### What to produce:
Copy out every line exactly, passing over the pictures.

### Collected data:
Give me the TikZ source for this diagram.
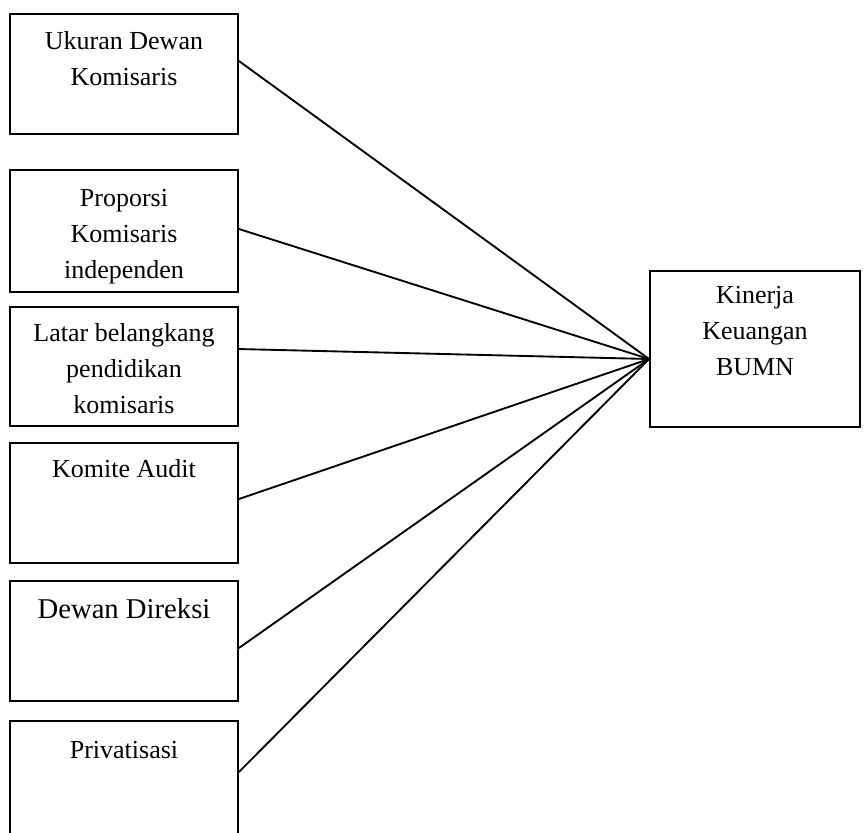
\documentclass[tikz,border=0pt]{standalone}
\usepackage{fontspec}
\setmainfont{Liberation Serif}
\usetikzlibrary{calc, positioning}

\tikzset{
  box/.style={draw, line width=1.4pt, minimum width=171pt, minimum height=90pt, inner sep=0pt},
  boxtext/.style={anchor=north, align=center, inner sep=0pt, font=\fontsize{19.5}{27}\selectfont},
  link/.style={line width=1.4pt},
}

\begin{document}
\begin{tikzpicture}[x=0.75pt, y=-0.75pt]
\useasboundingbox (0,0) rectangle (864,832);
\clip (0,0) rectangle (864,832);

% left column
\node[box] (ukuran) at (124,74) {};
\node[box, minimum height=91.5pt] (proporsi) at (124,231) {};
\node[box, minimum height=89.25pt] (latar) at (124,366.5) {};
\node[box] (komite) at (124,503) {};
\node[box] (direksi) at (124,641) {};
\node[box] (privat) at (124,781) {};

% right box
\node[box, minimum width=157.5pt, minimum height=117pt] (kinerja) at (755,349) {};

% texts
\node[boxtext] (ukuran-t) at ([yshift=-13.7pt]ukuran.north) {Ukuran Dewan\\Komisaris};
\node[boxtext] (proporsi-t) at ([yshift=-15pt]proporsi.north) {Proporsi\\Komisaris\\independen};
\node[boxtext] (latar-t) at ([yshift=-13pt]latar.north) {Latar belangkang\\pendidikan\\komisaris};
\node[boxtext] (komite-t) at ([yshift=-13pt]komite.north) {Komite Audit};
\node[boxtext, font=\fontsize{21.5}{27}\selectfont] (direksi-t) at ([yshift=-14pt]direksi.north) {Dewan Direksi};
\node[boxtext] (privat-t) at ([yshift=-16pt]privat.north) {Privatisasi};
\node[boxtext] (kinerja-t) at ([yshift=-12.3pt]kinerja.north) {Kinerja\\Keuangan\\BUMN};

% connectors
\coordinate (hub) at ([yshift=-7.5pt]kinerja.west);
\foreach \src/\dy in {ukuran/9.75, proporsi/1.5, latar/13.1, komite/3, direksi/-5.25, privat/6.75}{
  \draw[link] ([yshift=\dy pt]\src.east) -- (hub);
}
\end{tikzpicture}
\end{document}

### Result for this exercise:
Give me the TikZ source for this diagram.
\documentclass[tikz,border=0pt]{standalone}
\usepackage{fontspec}
\setmainfont{Liberation Serif}
\usetikzlibrary{calc, positioning}

\tikzset{
  box/.style={draw, line width=1.4pt, minimum width=171pt, minimum height=90pt, inner sep=0pt},
  boxtext/.style={anchor=north, align=center, inner sep=0pt, font=\fontsize{19.5}{27}\selectfont},
  link/.style={line width=1.4pt},
}

\begin{document}
\begin{tikzpicture}[x=0.75pt, y=-0.75pt]
\useasboundingbox (0,0) rectangle (864,832);
\clip (0,0) rectangle (864,832);

% left column
\node[box] (ukuran) at (124,74) {};
\node[box, minimum height=91.5pt] (proporsi) at (124,231) {};
\node[box, minimum height=89.25pt] (latar) at (124,366.5) {};
\node[box] (komite) at (124,503) {};
\node[box] (direksi) at (124,641) {};
\node[box] (privat) at (124,781) {};

% right box
\node[box, minimum width=157.5pt, minimum height=117pt] (kinerja) at (755,349) {};

% texts
\node[boxtext] (ukuran-t) at ([yshift=-13.7pt]ukuran.north) {Ukuran Dewan\\Komisaris};
\node[boxtext] (proporsi-t) at ([yshift=-15pt]proporsi.north) {Proporsi\\Komisaris\\independen};
\node[boxtext] (latar-t) at ([yshift=-13pt]latar.north) {Latar belangkang\\pendidikan\\komisaris};
\node[boxtext] (komite-t) at ([yshift=-13pt]komite.north) {Komite Audit};
\node[boxtext, font=\fontsize{21.5}{27}\selectfont] (direksi-t) at ([yshift=-14pt]direksi.north) {Dewan Direksi};
\node[boxtext] (privat-t) at ([yshift=-16pt]privat.north) {Privatisasi};
\node[boxtext] (kinerja-t) at ([yshift=-12.3pt]kinerja.north) {Kinerja\\Keuangan\\BUMN};

% connectors
\coordinate (hub) at ([yshift=-7.5pt]kinerja.west);
\foreach \src/\dy in {ukuran/9.75, proporsi/1.5, latar/13.1, komite/3, direksi/-5.25, privat/6.75}{
  \draw[link] ([yshift=\dy pt]\src.east) -- (hub);
}
\end{tikzpicture}
\end{document}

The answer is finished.